Among\[Ni{{(CO)}_{4}},{{[Ni{{(CN)}_{4}}]}^{2-}}\], and \[NiCl_{4}^{2-}\]:
(a) \[Ni{{(CO)}_{4}}\] and \[NiCl_{4}^{2-}\] are diamagnetic and \[{{[Ni{{(CN)}_{4}}]}^{2-}}\] is paramagnetic
(b) \[NiCl_{4}^{2-}\] and \[{{[Ni{{(CN)}_{4}}]}^{2-}}\] are diamagnetic and \[Ni{{(CO)}_{4}}\] is paramagnetic
(c) \[Ni{{(CO)}_{4}}\] and \[{{[Ni{{(CN)}_{4}}]}^{2-}}\] are diamagnetic and \[NiCl_{4}^{2-}\] is paramagnetic
(d) \[Ni{{(CO)}_{4}}\] is diamagnetic, and \[NiCl_{4}^{2-}\] and \[{{[Ni{{(CN)}_{4}}]}^{2-}}\] are paramagnetic

Answer 1

Hint: When there are no unpaired electrons present in an ion or molecule, it is diamagnetic. If there are unpaired electrons, then the molecule or ion is paramagnetic, that is it shows some magnetism.

Complete answer:
-\[Ni{{(CO)}_{4}}\] consists of Ni and four carbonyl ligands.
The valence shell electronic configuration of Ni atom will be \[3{{d}^{8}}4{{s}^{2}}\]
All the 10 electrons in the valence shell are pushed into a 3d orbital and they get paired up due to the strong field of CO ligand approach Ni atom (CO ligand is strong field ligand due to the presence of pi back bonding due to this it has the ability to pair up the unpaired electrons of the metal d orbital). The empty 4s and 4p orbital then undergo \[s{{p}^{3}}\] hybridisation and form bonds with the CO ligands giving the compound \[Ni{{(CO)}_{4}}\]. So, there are no unpaired electrons in the compound, hence, it is diamagnetic.

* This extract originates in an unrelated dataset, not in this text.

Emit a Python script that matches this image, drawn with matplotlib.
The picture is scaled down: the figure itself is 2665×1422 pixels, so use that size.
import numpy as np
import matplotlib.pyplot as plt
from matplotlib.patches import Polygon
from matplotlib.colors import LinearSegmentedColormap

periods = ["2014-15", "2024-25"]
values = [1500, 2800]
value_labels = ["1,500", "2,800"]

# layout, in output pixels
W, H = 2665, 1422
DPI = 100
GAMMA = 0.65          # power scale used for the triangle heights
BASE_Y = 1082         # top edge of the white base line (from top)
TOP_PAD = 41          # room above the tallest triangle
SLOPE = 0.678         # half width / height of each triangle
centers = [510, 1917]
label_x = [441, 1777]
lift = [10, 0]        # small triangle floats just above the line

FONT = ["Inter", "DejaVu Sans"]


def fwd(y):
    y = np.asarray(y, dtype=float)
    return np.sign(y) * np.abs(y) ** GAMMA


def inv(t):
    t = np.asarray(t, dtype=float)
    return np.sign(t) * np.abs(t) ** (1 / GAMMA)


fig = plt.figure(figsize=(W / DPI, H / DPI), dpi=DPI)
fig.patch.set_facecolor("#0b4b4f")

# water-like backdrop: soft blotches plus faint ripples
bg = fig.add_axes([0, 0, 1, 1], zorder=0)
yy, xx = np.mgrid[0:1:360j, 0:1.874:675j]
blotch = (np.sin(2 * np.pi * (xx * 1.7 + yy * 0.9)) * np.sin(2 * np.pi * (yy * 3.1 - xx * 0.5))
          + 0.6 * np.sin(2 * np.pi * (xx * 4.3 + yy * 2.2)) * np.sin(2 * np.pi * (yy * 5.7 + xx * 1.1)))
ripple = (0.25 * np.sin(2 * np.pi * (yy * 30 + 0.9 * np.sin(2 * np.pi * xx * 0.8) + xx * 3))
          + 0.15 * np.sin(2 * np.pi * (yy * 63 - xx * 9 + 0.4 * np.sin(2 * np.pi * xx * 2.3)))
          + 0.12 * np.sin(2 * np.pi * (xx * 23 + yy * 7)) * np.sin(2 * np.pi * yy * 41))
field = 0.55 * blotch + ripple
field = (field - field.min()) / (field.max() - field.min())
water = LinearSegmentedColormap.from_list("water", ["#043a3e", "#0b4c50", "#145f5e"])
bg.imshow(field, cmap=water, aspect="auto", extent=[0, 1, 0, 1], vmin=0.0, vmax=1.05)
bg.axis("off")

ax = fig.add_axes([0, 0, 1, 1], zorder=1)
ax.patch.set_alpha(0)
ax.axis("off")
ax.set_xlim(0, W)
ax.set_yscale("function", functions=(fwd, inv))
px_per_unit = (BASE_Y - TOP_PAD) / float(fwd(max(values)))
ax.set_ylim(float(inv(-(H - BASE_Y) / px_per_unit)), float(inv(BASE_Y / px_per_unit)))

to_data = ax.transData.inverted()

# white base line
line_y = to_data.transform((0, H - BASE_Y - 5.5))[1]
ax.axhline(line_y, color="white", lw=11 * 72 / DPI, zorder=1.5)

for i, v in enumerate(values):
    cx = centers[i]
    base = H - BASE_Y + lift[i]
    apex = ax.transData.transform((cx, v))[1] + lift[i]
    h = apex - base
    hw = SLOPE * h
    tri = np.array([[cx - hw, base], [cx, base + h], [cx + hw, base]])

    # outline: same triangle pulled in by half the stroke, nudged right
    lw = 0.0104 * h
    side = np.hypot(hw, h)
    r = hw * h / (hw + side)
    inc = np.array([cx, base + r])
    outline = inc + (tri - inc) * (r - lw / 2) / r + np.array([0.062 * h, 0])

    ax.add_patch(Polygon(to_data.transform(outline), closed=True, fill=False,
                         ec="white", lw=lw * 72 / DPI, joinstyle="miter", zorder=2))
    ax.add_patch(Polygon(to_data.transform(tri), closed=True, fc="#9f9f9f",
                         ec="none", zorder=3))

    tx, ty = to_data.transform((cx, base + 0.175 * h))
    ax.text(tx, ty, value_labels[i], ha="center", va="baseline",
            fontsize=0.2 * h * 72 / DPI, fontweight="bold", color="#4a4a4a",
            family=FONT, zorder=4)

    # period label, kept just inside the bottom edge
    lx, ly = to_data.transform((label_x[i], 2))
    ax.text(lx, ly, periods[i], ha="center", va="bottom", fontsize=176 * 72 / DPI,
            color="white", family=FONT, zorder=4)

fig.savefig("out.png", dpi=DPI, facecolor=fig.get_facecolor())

-\[{{[Ni{{(CN)}_{4}}]}^{2-}}\] has nickel in +2 oxidation state and its electronic configuration in the valence shell is \[3{{d}^{8}}4{{s}^{0}}\]
Due to the presence of strong ligands \[C{{N}^{-}}\], all the electrons are paired up. So, there will be empty 4d, 3s and two 4p orbitals which undergo \[ds{{p}^{2}}\] hybridisation and make bonds with \[C{{N}^{-}}\] ligands and attain square planar geometry. Due to the presence of unpaired electrons it is diamagnetic.

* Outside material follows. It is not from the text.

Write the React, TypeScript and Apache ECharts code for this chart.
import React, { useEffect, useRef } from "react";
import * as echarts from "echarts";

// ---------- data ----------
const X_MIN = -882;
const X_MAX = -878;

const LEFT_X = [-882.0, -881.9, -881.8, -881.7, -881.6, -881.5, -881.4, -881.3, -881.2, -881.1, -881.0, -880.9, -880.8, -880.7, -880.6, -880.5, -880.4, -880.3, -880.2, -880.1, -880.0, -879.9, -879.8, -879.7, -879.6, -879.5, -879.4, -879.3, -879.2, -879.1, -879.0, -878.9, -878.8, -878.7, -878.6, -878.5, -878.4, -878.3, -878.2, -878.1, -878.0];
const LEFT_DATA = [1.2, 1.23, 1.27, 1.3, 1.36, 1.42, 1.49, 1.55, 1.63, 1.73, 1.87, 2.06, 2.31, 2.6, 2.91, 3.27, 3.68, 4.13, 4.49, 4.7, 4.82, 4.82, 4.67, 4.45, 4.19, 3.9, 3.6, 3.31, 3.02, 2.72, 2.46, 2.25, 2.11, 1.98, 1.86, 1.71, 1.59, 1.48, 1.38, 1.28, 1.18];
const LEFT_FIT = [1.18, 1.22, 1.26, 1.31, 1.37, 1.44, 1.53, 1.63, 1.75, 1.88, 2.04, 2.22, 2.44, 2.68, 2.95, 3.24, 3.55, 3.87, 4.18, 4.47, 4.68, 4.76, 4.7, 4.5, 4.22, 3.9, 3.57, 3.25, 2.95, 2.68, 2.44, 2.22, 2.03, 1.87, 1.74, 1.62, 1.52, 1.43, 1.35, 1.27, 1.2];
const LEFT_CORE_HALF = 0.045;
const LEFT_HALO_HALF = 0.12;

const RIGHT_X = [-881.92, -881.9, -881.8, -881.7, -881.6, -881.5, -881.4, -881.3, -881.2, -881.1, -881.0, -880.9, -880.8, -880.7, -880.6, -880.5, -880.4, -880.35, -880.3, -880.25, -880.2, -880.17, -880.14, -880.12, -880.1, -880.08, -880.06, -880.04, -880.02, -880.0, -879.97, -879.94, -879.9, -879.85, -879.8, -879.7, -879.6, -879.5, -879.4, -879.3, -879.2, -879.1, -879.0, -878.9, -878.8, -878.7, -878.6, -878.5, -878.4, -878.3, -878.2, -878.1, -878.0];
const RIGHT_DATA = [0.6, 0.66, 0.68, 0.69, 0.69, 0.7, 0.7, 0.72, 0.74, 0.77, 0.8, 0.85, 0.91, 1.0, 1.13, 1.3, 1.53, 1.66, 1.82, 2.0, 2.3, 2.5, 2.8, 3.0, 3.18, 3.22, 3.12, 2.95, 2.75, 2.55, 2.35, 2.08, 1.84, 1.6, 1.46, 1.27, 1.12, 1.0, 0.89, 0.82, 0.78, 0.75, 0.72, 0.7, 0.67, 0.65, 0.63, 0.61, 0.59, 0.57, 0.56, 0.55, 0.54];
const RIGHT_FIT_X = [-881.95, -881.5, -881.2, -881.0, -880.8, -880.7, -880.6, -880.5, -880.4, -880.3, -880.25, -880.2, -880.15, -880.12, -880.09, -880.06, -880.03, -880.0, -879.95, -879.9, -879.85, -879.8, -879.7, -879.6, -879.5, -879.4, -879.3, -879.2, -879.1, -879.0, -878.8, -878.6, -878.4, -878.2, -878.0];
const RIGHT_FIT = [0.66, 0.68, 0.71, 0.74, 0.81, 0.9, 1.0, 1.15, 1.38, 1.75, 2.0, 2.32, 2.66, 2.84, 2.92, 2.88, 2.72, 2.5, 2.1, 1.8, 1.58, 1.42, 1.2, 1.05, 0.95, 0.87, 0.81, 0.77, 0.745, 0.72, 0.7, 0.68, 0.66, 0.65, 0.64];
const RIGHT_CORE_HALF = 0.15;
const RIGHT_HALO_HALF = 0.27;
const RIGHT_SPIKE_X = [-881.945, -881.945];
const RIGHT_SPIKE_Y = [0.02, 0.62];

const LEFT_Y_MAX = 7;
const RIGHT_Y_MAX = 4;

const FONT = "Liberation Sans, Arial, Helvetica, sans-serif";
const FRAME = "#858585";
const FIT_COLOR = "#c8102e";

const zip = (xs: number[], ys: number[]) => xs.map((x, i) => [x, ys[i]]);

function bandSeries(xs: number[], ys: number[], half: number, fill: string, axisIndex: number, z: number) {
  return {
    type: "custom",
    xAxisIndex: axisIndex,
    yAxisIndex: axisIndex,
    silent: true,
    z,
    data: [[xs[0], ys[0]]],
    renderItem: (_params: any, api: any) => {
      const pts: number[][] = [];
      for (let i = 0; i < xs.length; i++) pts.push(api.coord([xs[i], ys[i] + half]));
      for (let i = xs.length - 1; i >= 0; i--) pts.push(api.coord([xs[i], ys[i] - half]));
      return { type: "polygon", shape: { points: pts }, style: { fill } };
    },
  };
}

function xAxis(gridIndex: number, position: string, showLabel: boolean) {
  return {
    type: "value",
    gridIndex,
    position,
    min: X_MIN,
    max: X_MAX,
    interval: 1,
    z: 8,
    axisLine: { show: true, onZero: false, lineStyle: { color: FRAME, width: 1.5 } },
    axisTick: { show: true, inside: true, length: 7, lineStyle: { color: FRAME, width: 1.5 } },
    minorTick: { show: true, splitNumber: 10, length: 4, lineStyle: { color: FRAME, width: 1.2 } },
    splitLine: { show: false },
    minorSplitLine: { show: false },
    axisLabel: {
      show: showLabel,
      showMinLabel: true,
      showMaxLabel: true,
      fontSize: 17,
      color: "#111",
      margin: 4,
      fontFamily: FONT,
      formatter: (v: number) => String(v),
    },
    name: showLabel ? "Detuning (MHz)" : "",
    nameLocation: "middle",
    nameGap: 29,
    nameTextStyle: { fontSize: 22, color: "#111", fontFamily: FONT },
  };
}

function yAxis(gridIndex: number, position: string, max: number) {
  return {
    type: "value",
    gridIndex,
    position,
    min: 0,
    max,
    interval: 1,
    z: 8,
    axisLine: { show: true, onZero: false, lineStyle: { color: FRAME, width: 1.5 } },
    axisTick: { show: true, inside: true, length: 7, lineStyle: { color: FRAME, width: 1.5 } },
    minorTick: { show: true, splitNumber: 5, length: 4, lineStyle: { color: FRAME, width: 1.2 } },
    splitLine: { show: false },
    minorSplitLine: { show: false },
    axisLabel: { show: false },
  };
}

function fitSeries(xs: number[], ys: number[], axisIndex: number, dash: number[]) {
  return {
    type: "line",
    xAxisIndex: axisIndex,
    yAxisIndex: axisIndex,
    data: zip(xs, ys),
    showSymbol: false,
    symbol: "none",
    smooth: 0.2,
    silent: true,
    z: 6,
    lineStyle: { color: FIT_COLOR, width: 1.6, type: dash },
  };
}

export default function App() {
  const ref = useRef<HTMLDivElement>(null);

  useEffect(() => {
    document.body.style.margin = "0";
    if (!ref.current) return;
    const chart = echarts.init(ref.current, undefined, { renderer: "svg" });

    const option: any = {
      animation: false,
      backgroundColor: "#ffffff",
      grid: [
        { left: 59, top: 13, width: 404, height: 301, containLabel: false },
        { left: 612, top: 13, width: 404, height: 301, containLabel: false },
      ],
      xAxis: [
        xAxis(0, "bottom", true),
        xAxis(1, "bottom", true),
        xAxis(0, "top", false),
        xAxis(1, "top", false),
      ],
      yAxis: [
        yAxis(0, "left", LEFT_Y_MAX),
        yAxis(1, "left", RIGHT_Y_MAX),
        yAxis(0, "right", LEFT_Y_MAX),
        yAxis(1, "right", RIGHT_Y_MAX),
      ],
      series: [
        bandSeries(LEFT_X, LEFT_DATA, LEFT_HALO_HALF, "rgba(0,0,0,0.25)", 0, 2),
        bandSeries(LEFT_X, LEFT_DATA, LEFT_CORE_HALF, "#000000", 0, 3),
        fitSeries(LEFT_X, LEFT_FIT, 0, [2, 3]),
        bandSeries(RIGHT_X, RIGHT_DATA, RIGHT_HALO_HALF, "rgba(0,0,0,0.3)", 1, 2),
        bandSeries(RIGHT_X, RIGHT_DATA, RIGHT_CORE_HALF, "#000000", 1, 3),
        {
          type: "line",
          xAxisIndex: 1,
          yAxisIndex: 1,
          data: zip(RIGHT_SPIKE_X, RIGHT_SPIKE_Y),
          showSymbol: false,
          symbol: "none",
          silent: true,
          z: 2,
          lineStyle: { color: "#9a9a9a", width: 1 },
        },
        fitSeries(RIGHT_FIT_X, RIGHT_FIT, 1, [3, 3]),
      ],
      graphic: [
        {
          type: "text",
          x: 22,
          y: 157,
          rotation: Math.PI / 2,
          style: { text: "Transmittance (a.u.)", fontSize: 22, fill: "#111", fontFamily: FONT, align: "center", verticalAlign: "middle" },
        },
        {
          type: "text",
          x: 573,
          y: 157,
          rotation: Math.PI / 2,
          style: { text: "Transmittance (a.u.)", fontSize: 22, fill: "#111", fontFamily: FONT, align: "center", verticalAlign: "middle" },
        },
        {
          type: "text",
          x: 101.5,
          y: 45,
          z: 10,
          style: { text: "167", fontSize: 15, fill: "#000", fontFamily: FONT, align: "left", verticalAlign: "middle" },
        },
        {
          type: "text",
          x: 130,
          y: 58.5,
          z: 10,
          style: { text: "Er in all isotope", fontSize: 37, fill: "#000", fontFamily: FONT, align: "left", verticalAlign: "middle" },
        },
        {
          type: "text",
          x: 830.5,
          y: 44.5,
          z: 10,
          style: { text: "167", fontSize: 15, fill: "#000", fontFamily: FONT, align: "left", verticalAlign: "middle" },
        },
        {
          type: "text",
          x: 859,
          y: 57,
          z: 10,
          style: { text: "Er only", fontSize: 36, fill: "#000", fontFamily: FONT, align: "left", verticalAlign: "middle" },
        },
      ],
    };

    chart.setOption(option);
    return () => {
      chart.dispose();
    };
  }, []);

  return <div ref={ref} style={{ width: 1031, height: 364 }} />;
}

-In \[NiCl_{4}^{2-}\] Ni is in +2 oxidation state and the valence shell electronic configuration is \[3{{d}^{8}}4{{s}^{0}}\]. Here chloride ions are weak field ligands. They don’t have the capability to pair up the unpaired electrons in the valence shell electrons. Therefore, no pairing of d electrons occur. \[N{{i}^{2+}}\] undergoes \[s{{p}^{3}}\] hybridisation and makes bonds with chloride ligands in tetrahedral geometry. Due to the presence of unpaired electrons, \[NiCl_{4}^{2-}\] is paramagnetic and is referred to as a high spin complex.

Hence, the correct answer is \[Ni{{(CO)}_{4}}\] and \[{{[Ni{{(CN)}_{4}}]}^{2-}}\] are diamagnetic and \[NiCl_{4}^{2-}\] is paramagnetic. That is option (c).

Note: We should always check that the ligands with which the complex is made of is strong field ligand or weak field ligand. Strong field ligands can pair up the unpaired electrons in an orbital, while weak field ligands do not.